Вскоре перед возвышением собралась молчаливая разношерстная толпа басмачей. Лисьи шапки, тяжелые полушубки, несмотря на жаркое время года, мягкие сапоги, пулеметные ленты вокруг груди, разнокалиберные винтовки, но больше всего английские, одиннадцатизарядные, сабли, ятаганы, плети-семихвостки... Толпа шевелилась, ворчала. Напряженные, любопытствующие физиономии, темные, в шрамах, с бельмами на глазах от колючего песка пустыни, носатые и безносые, с бородами седыми, черными, как смола, с разевающимися ртами, полными кипенно белых зубов, и беззубые. Надвинулись на Абдукагара, сидевшего на супе и делавшего вид, что он ничего не видит и не замечает. Но пиала предательски подпрыгивала в его темной от загара и грязи руке.

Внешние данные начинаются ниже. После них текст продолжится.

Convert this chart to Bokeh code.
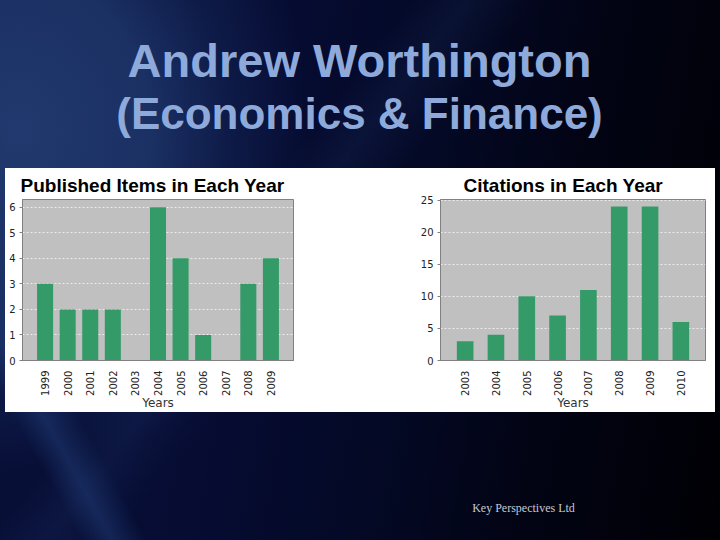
import math
from bokeh.plotting import figure
from bokeh.models import FactorRange, Range1d, Spacer, SingleIntervalTicker
from bokeh.layouts import column, row
from bokeh.core.properties import value
from bokeh.embed import file_html
from bokeh.resources import INLINE

# ---------------- data ----------------
slide_title_lines = ["Andrew Worthington", "(Economics & Finance)"]
footer_text = ["Key Perspectives Ltd"]

pub_title = "Published Items in Each Year"
pub_years = ["1999", "2000", "2001", "2002", "2003", "2004", "2005", "2006", "2007", "2008", "2009"]
pub_counts = [3, 2, 2, 2, 0, 6, 4, 1, 0, 3, 4]

cit_title = "Citations in Each Year"
cit_years = ["2003", "2004", "2005", "2006", "2007", "2008", "2009", "2010"]
cit_counts = [3, 4, 10, 7, 11, 24, 24, 6]

x_label = "Years"

# ---------------- styles ----------------
BAR = "#349a68"
PLOT_BG = "#c0c0c0"
AXIS = "#808080"
TITLE_BLUE = "#8eaadb"
W = 720
H_HEAD, H_PANEL, H_FOOT = 168, 244, 128


def make_chart(title, years, counts, width, ymax, interval, bar_w, pad,
               left, right, offset):
    p = figure(width=width, height=H_PANEL,
               x_range=FactorRange(*years, range_padding=pad, range_padding_units="absolute"),
               y_range=Range1d(0, ymax),
               output_backend="svg", toolbar_location=None,
               min_border_left=left, min_border_right=right,
               min_border_top=31, min_border_bottom=50,
               border_fill_color="white", background_fill_color=PLOT_BG,
               outline_line_color=AXIS, outline_line_width=1)
    p.title.text = title
    p.title.text_font = "Liberation Sans"
    p.title.text_font_size = "19px"
    p.title.text_font_style = "bold"
    p.title.text_color = "black"
    p.title.align = "left"
    p.title.offset = offset
    p.title.standoff = 7

    p.vbar(x=years, top=counts, width=bar_w, color=BAR, line_color=None)

    p.xgrid.grid_line_color = None
    p.ygrid.grid_line_color = "#ececec"
    p.ygrid.grid_line_dash = "2 2"
    p.ygrid.grid_line_width = 1

    xa = p.xaxis[0]
    xa.major_label_orientation = math.pi / 2
    xa.major_tick_line_color = None
    xa.minor_tick_line_color = None
    xa.axis_line_color = AXIS
    xa.major_label_text_font = "DejaVu Sans"
    xa.major_label_text_font_size = "10px"
    xa.major_label_text_color = "#222222"
    xa.major_label_standoff = 4
    xa.axis_label = x_label
    xa.axis_label_text_font = "DejaVu Sans"
    xa.axis_label_text_font_size = "12px"
    xa.axis_label_text_font_style = "normal"
    xa.axis_label_text_color = "#333333"
    xa.axis_label_standoff = -3

    ya = p.yaxis[0]
    ya.ticker = SingleIntervalTicker(interval=interval, num_minor_ticks=0)
    ya.axis_line_color = AXIS
    ya.major_tick_line_color = AXIS
    ya.major_tick_out = 3
    ya.major_tick_in = 0
    ya.minor_tick_line_color = None
    ya.major_label_text_font = "DejaVu Sans"
    ya.major_label_text_font_size = "10px"
    ya.major_label_text_color = "#222222"
    ya.major_label_standoff = 4
    return p


chart1 = make_chart(pub_title, pub_years, pub_counts, 295, 6.3, 1, 0.71, 0.5,
                    17, 7, -2)
chart2 = make_chart(cit_title, cit_years, cit_counts, 305, 25.1, 5, 0.54, 0.3,
                    30, 10, 23)


def blank_fig(height):
    f = figure(width=W, height=height, x_range=Range1d(0, W), y_range=Range1d(height, 0),
               title=None, output_backend="svg", toolbar_location=None,
               x_axis_type=None, y_axis_type=None, min_border=0,
               border_fill_alpha=0, background_fill_alpha=0, outline_line_color=None)
    f.grid.grid_line_color = None
    return f


# header with slide title
head = blank_fig(H_HEAD)
head.text(x=[359, 359], y=[60, 113], text=slide_title_lines,
          text_font=value("Liberation Sans"), text_font_style="bold",
          text_font_size=["47px", "44px"], text_color=TITLE_BLUE,
          text_align="center", text_baseline="alphabetic")

# footer
foot = blank_fig(H_FOOT)
foot.text(x=[523], y=[95], text=footer_text,
          text_font=value("Liberation Serif"), text_font_size="12px",
          text_color="#c8c8d2", text_align="center", text_baseline="middle")

gap = Spacer(width=110, height=H_PANEL)
panel = row(chart1, gap, chart2, spacing=0,
            styles={"background-color": "white", "margin-left": "5px"})

BG = ("linear-gradient(61deg, rgba(0,0,0,0) 8%, rgba(35,65,125,0.45) 11%, rgba(0,0,0,0) 14.5%), "
      "linear-gradient(128deg, rgba(0,0,0,0) 36%, rgba(45,75,140,0.14) 41%, rgba(0,0,0,0) 47%), "
      "radial-gradient(ellipse 290px 340px at 20px 130px, rgba(33,57,110,1) 0%, "
      "rgba(28,50,102,0.95) 45%, rgba(20,38,88,0.55) 72%, rgba(10,20,60,0) 100%), "
      "linear-gradient(100deg, #08113a 0%, #060c32 35%, #040926 55%, #020414 75%, #000004 100%)")

layout = column(head, panel, foot, spacing=0, styles={"background": BG})

open("out.html", "w").write(file_html(layout, INLINE))
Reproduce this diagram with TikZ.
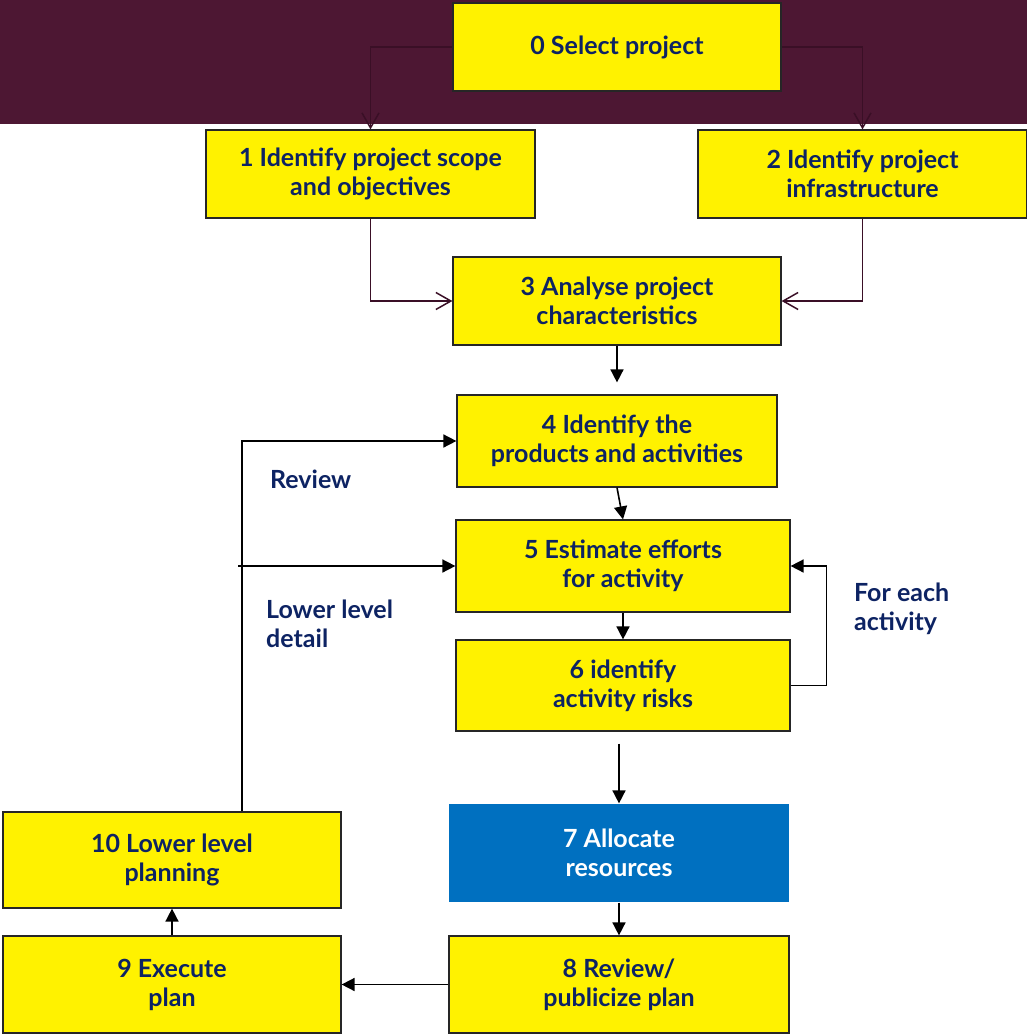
\documentclass[tikz,border=0pt]{standalone}
\usepackage{fontspec}
\setmainfont{Lato}
\usetikzlibrary{arrows.meta}
\definecolor{band}{HTML}{4D1733}
\definecolor{bandline}{HTML}{3A0F26}
\definecolor{navy}{HTML}{0D2363}
\definecolor{boxblue}{HTML}{0070C0}
\tikzset{
  box/.style={draw=black!85, line width=1.2pt, fill=yellow, text=navy,
    align=center, inner sep=0pt, font=\fontsize{25}{29}\selectfont\bfseries},
  note/.style={text=navy, align=left, inner sep=0pt, anchor=base west,
    font=\fontsize{25}{29}\selectfont\bfseries},
  barb/.style={draw=bandline, line width=1.5pt,
    -{Straight Barb[length=15pt,width=17pt,line width=1.5pt]}},
  arr/.style={draw=black, line width=1.6pt, -{Triangle[length=13pt,width=13pt]}}
}
\begin{document}
\begin{tikzpicture}[x=1pt,y=-1pt]
      \useasboundingbox (0,0) rectangle (1027,1034);
      \fill[band] (0,0) rectangle (1027,124);
      % boxes
      \node[box, minimum width=328pt, minimum height=88pt] (0) at (617,47) {0 Select project};
      \node[box, minimum width=329pt, minimum height=88pt] (1) at (370.5,174) {1 Identify project scope\\and objectives};
      \node[box, minimum width=329pt, minimum height=88pt] (2) at (862.5,174) {2 Identify project\\infrastructure};
      \node[box, minimum width=328pt, minimum height=88pt] (3) at (617,301) {3 Analyse project\\characteristics};
      \node[box, minimum width=320pt, minimum height=92pt] (4) at (617,441) {4 Identify the\\products and activities};
      \node[box, minimum width=334pt, minimum height=92pt] (5) at (623,566) {5 Estimate efforts\\for activity};
      \node[box, minimum width=334pt, minimum height=91pt] (6) at (623,685.5) {6 identify\\activity risks};
      \node[box, draw=none, fill=boxblue, text=white, minimum width=340pt, minimum height=98pt] (7) at (619,853) {7 Allocate\\resources};
      \node[box, minimum width=340pt, minimum height=97pt] (8) at (619,984.5) {8 Review/\\publicize plan};
      \node[box, minimum width=338pt, minimum height=97pt] (9) at (172,984.5) {9 Execute\\plan};
      \node[box, minimum width=338pt, minimum height=96pt] (10) at (172,860) {10 Lower level\\planning};
      % labels
      \node[note] (review) at (270,488) {Review};
      \node[note] (lower) at (266,647) {Lower level\\detail};
      \node[note] (each) at (854,630) {For each\\activity};
      \coordinate (lld) at (238,566);
      % connectors
      \draw[barb] (0.west) -| (1.north);
      \draw[barb] (0.east) -| (2.north);
      \draw[barb] (1.south) |- (3.west);
      \draw[barb] (2.south) |- (3.east);
      \begin{scope}[arr]
        \draw[shorten >=12pt] (3) -- (4);
        \draw (4.south) -- (5.north);
        \draw (5) -- (6);
        \draw (6.east) -- ++(36,0) |- (5.east);
        \draw[shorten <=12pt] (6.south -| 7.north) -- (7.north);
        \draw (7) -- (8);
        \draw (8) -- (9);
        \draw (9) -- (10);
        \draw ([xshift=70pt]10.north) |- (4.west);
        \draw (lld) -- (5.west);
      \end{scope}
    \end{tikzpicture}
\end{document}
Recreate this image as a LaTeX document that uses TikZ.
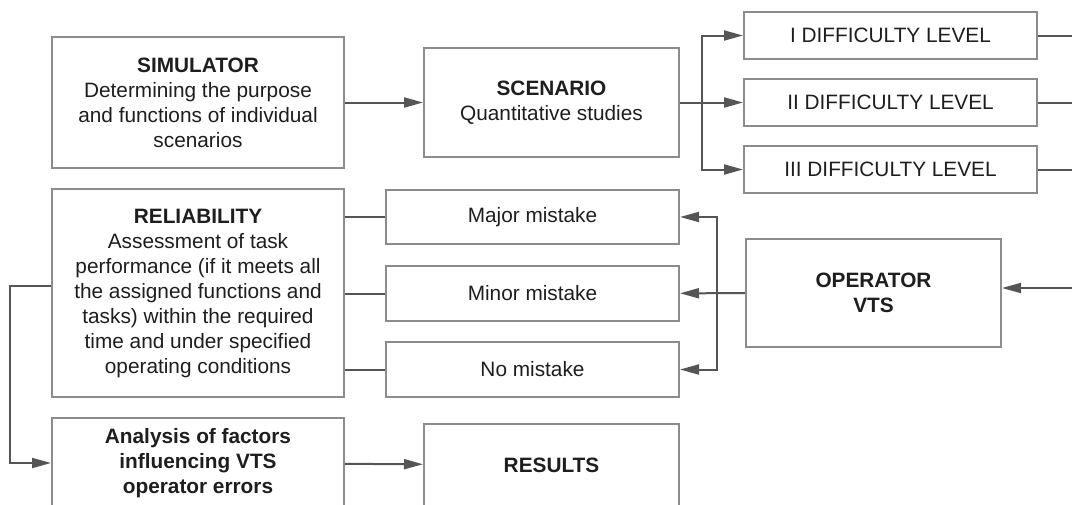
\documentclass[tikz,border=0pt]{standalone}
\usepackage{fontspec}
\setmainfont{Liberation Sans}
\usepackage{xcolor}
\usepackage{tikz}
\usetikzlibrary{positioning,arrows.meta,calc}
\definecolor{boxgray}{HTML}{8C8C8C}
\definecolor{linegray}{HTML}{555555}
\definecolor{txtgray}{HTML}{1E1E1E}
\tikzset{
  box/.style={draw=boxgray,line width=2pt,fill=white,align=center,inner sep=4pt,text=txtgray,
    font=\fontsize{20.8}{25}\selectfont},
  lvl/.style={box,minimum width=293pt,minimum height=47pt},
  mis/.style={box,minimum width=293pt,minimum height=55pt},
  ln/.style={draw=linegray,line width=2pt},
  arr/.style={ln,-{Triangle[length=19pt,width=10pt]}},
}

\begin{document}
\begin{tikzpicture}[x=1pt,y=-1pt]
\useasboundingbox (0,0) rectangle (1072,504);
% left column
\node[box, minimum width=292pt, minimum height=131pt] (sim) at (198,102.5)
  {\textbf{SIMULATOR}\\Determining the purpose\\and functions of individual\\scenarios};
\node[box, minimum width=292pt, minimum height=208pt] (rel) at (198,293)
  {\textbf{RELIABILITY}\\Assessment of task\\performance (if it meets all\\the assigned functions and\\tasks) within the required\\time and under specified\\operating conditions};
\node[box, minimum width=292pt, minimum height=90pt] (ana) at (198,463)
  {\textbf{Analysis of factors}\\\textbf{influencing VTS}\\\textbf{operator errors}};
% middle column
\node[box, minimum width=255pt, minimum height=109pt] (scen) at (551.5,102.5)
  {\textbf{SCENARIO}\\Quantitative studies};
\node[mis, minimum height=54pt] (maj) at (532.5,217) {Major mistake};
\node[mis] (min) at (532.5,293.5) {Minor mistake};
\node[mis] (no) at (532.5,369.5) {No mistake};
\node[box, minimum width=255pt, minimum height=82pt] (res) at (551.5,465) {\textbf{RESULTS}};
% right column
\node[lvl] (lv1) at (890.5,35.5) {I DIFFICULTY LEVEL};
\node[lvl] (lv2) at (890.5,102.5) {II DIFFICULTY LEVEL};
\node[lvl] (lv3) at (890.5,169.5) {III DIFFICULTY LEVEL};
\node[box, minimum width=255pt, minimum height=108pt] (op) at (873.5,293)
  {\textbf{OPERATOR}\\\textbf{VTS}};

\coordinate (br) at (702,102.5);
\coordinate (opbr) at (717,293);
\coordinate (lp) at (10,286);
\coordinate (opin) at (1080,288);
\coordinate (out1) at (1080,35.5);
\coordinate (out2) at (1080,102.5);
\coordinate (out3) at (1080,169.5);

% connectors
\draw[arr] (sim) -- (scen);
\draw[arr] (scen) -- (lv2);
\draw[arr] (br) |- (lv1);
\draw[arr] (br) |- (lv3);
\draw[ln] (lv1) -- (out1);
\draw[ln] (lv2) -- (out2);
\draw[ln] (lv3) -- (out3);
\draw[arr] (opin) -- (opin -| op.east);
\draw[arr] (op) -- (min);
\draw[arr] (opbr) |- (maj);
\draw[arr] (opbr) |- (no);
\draw[ln] (maj.west -| rel.east) -- (maj);
\draw[ln] (min.west -| rel.east) -- (min);
\draw[ln] (no.west -| rel.east) -- (no);
\draw[arr] (lp -| rel.west) -- (lp) |- (ana);
\draw[arr] (ana) -- (res);
\end{tikzpicture}
\end{document}
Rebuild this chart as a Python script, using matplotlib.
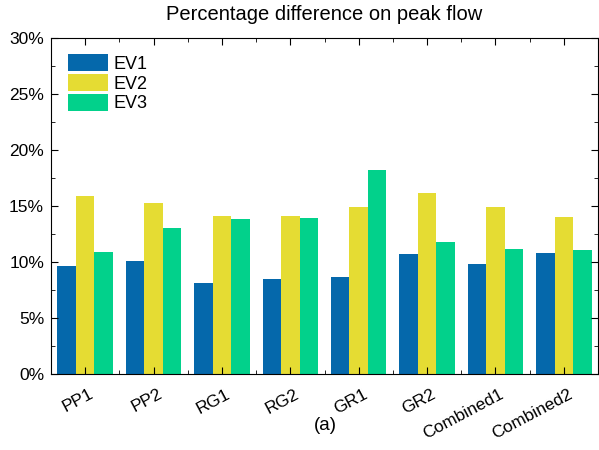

Абдукагар как раз решил делать то, чего требовали от него его басмачи, совсем затершие его в своей толпе. Он понимал, что идет проба сил. Его басмачам надоело воевать, и они воспользовались первым удобным поводом. К тому же масса подвержена мгновенным переменам настроения и жадна на всякие зрелища. Прикажи Абдукагар еще ночью казнить Наргис, и толпа ринулась бы зверствовать. Гибель Наргис была бы неизбежна. Никто бы не остановил жаждущих мести. Они вымещали бы свою злобу. И выместили бы на первом подвернувшемся, в данном случае, на Наргис.

Но теперь они требовали, чтобы молодую женщину отпустили. И все дружно, в один голос, ревели:

— Отпусти!

Ахунд сколько угодно мог воздевать очи, взмахивать руками, употреблять всуе все девяносто имен аллаха,-—толпа не расходилась. Все прибежали сюда, бросив караулить стены, оставив распахнутыми ворота, побросав оружие. Окажись поблизости дивизион, красные конники без выстрела захватили бы караван-сарай.

Первым это понял Абдукагар. Он страшно встревожился, толкнул в бок своим кулачищем ахунда и, притянув его больно за ухо прямо к своему рту, что-то орал ему.

Упираясь руками в палас, ахунд с трудом поднялся на четвереньки, а затем с помощью присутствующих кое-как выпрямился и провозгласил:

— Клянусь именем бога! Женщина предстанет пред лицом эмира Сеида Алимхана... святого халифа! Он сам решит ее участь...

— Разойтись! По местам!

Заорав так, что стервятники, сидевшие на высоком обломке стены, замахали тяжелыми крыльями, Абдукагар выпустил им вдогонку всю обойму из маузера, а сам тяжело прошагал во второй дворик, к купальням, и, остановившись у маленького окошечка, заделанного фигурной решеткой, сказал:

— Девушка, сиди тихо. Народ кричать будет. Стрельба будет. Все равно сиди тихо. Кто придет, сиди. А братца твоего прикажу сюда не пускать. И ох, что мне надо? Одного благосклонного взгляда красавицы... Вот и все...

Проворчав что-то, он, тяжело припадая на ноги, отдуваясь, пошел в большой двор, где бродили коми, стонали раненые и запах гнили под пронзительными лучами солнца пустыни струился и наполнял все ходы и переходы.

Красноармейцы Баба-Калана буквально через несколько минут бросились к глиняным стенам караван-сарая. Впереди цепей шел с маузером в руке Алексей Иванович.

Надо было вырвать пленницу из лап Абдукагара.

Говорят, бывает чудо. Чудо свершилось. Хоть комиссар шел открыто, во весь рост, ни одна пуля не задела его.

Комиссар сурово говорил:

— Они нервные, возбужденные. Их нервирует, когда идешь на них вот так. Руки, пальцы дрожат у стрелков. А когда целятся, туман в глазах. Ну и все мимо.